§ Aim: Skip the pictures. Set down, word for word, the lines from the start of the material up to and including the line with "fig = plt.figure(figsize=(13.73, 12.54), dpi=100, facecolor=bg)".
-- -- --
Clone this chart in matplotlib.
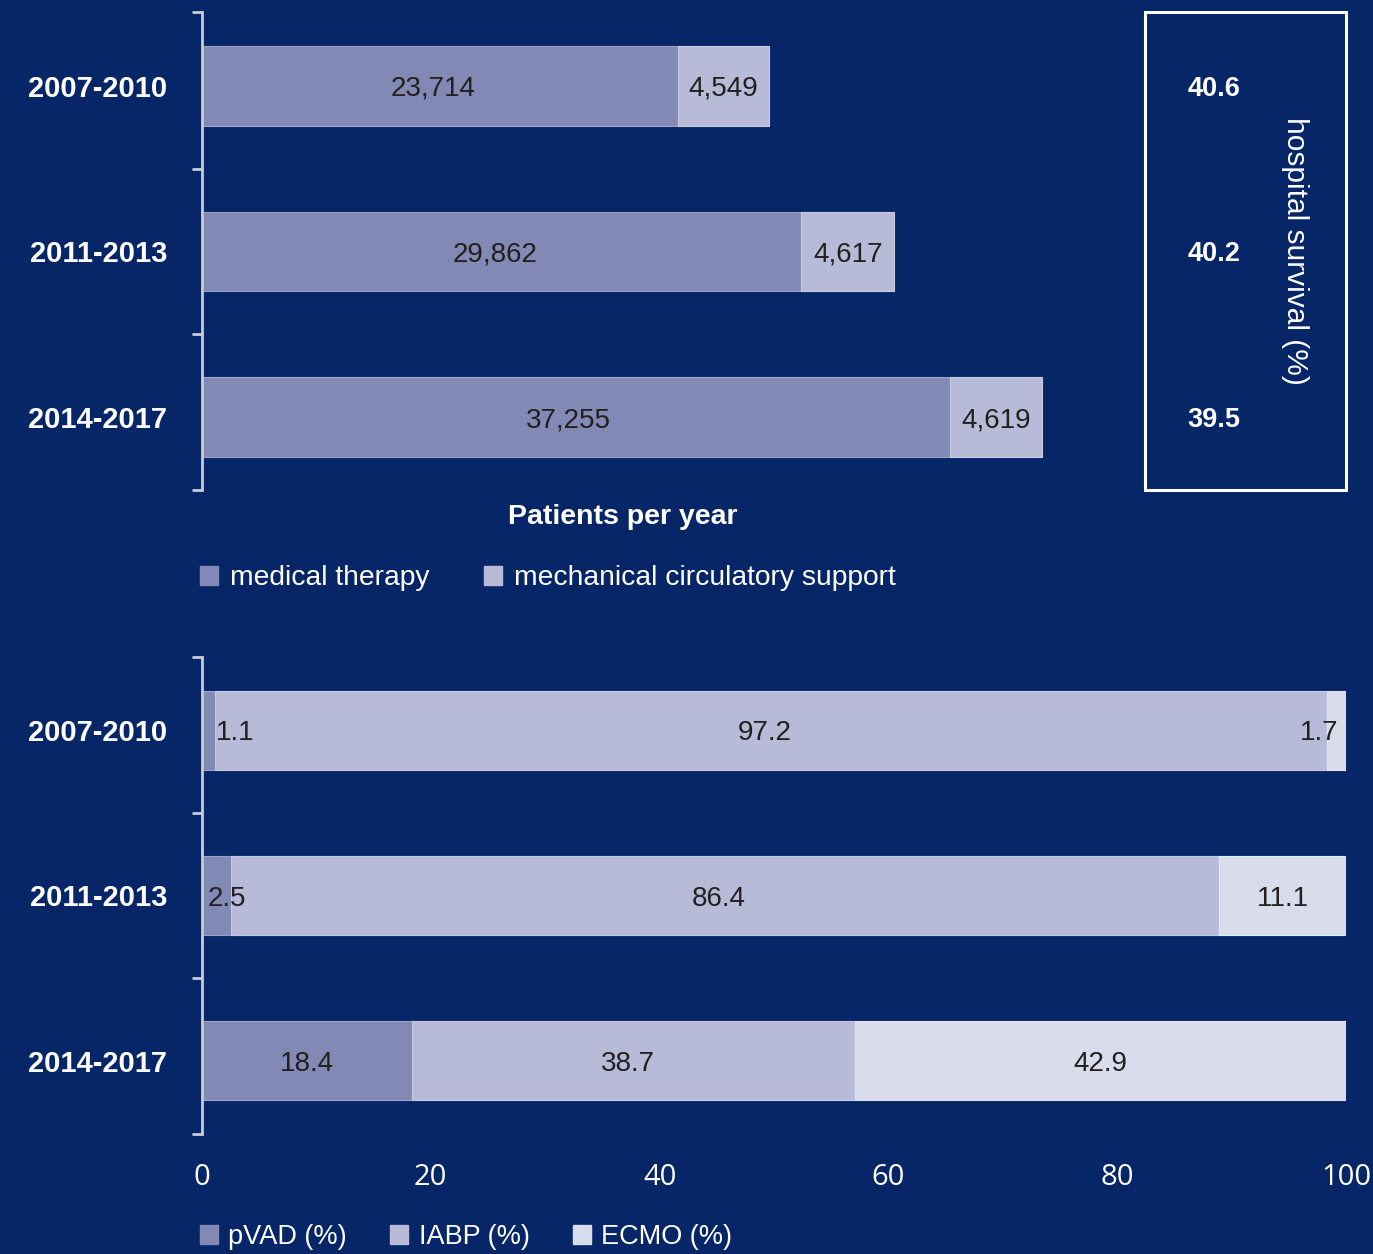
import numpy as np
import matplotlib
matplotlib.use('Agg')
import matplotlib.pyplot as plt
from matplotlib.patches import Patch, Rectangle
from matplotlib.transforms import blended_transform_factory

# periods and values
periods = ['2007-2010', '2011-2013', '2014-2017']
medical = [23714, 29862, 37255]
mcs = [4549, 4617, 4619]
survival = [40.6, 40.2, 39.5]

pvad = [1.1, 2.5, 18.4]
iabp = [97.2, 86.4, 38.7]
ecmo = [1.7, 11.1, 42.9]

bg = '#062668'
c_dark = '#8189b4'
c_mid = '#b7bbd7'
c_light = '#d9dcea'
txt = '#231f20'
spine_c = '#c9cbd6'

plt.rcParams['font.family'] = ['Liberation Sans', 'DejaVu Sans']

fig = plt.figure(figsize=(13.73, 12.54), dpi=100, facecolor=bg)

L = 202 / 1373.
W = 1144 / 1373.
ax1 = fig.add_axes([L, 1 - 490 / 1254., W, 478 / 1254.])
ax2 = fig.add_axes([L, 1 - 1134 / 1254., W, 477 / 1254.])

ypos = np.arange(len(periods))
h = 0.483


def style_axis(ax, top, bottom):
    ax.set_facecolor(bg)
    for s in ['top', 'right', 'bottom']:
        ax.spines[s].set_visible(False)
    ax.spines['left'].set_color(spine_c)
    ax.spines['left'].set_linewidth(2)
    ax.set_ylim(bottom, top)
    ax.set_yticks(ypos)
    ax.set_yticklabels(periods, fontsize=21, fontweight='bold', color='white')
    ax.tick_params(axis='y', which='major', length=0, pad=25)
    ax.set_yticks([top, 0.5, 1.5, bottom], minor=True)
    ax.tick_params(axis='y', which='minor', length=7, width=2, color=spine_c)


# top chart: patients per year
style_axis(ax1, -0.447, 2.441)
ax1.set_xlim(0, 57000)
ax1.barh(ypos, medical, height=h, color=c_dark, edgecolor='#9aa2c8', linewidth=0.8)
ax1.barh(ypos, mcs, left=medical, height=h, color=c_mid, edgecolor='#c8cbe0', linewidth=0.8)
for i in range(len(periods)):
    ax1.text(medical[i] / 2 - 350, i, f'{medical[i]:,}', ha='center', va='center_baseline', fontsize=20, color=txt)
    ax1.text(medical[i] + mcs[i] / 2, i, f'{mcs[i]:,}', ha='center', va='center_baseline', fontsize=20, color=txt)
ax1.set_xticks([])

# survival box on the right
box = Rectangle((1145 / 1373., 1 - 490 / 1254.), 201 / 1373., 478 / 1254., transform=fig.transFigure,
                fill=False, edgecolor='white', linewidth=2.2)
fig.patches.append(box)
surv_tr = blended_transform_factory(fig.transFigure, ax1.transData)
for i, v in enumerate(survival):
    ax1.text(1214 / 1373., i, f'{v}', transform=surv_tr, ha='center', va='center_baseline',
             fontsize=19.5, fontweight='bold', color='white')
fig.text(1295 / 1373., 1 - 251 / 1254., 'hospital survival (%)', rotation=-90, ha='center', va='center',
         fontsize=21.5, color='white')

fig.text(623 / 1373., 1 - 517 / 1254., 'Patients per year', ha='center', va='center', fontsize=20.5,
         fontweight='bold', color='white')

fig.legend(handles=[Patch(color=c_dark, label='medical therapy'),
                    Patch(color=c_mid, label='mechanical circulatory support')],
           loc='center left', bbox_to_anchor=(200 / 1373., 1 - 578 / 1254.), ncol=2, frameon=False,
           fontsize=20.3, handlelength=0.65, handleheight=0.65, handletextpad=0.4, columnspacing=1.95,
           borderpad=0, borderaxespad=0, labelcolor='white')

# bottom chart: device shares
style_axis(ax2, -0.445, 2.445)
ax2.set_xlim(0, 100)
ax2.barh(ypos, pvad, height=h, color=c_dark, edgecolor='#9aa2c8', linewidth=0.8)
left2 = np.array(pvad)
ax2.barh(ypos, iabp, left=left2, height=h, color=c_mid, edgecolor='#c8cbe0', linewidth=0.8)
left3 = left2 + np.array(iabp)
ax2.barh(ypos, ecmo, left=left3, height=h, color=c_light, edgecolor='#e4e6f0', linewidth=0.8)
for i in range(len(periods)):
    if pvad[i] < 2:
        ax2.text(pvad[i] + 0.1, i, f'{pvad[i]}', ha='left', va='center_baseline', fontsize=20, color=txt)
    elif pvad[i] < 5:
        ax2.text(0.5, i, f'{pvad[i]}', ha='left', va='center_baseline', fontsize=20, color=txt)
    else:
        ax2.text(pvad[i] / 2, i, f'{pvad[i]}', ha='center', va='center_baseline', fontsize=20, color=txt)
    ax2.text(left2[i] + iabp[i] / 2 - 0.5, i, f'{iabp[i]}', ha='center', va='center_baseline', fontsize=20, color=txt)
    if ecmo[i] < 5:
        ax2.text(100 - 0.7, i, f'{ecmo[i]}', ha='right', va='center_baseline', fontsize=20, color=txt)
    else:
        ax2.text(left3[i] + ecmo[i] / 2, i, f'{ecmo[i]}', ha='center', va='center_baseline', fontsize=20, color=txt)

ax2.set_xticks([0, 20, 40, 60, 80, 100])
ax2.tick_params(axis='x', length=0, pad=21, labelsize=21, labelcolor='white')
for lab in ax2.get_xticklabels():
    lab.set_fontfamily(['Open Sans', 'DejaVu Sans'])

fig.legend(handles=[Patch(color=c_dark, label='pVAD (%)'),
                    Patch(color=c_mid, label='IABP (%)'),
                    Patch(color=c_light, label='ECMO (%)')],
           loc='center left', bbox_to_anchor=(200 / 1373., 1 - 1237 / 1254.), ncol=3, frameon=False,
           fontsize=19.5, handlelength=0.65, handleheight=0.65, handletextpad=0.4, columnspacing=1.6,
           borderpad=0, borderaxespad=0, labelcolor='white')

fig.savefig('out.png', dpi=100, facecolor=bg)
-- -- --
§ Right answer:
Clone this chart in matplotlib.
import numpy as np
import matplotlib
matplotlib.use('Agg')
import matplotlib.pyplot as plt
from matplotlib.patches import Patch, Rectangle
from matplotlib.transforms import blended_transform_factory

# periods and values
periods = ['2007-2010', '2011-2013', '2014-2017']
medical = [23714, 29862, 37255]
mcs = [4549, 4617, 4619]
survival = [40.6, 40.2, 39.5]

pvad = [1.1, 2.5, 18.4]
iabp = [97.2, 86.4, 38.7]
ecmo = [1.7, 11.1, 42.9]

bg = '#062668'
c_dark = '#8189b4'
c_mid = '#b7bbd7'
c_light = '#d9dcea'
txt = '#231f20'
spine_c = '#c9cbd6'

plt.rcParams['font.family'] = ['Liberation Sans', 'DejaVu Sans']

fig = plt.figure(figsize=(13.73, 12.54), dpi=100, facecolor=bg)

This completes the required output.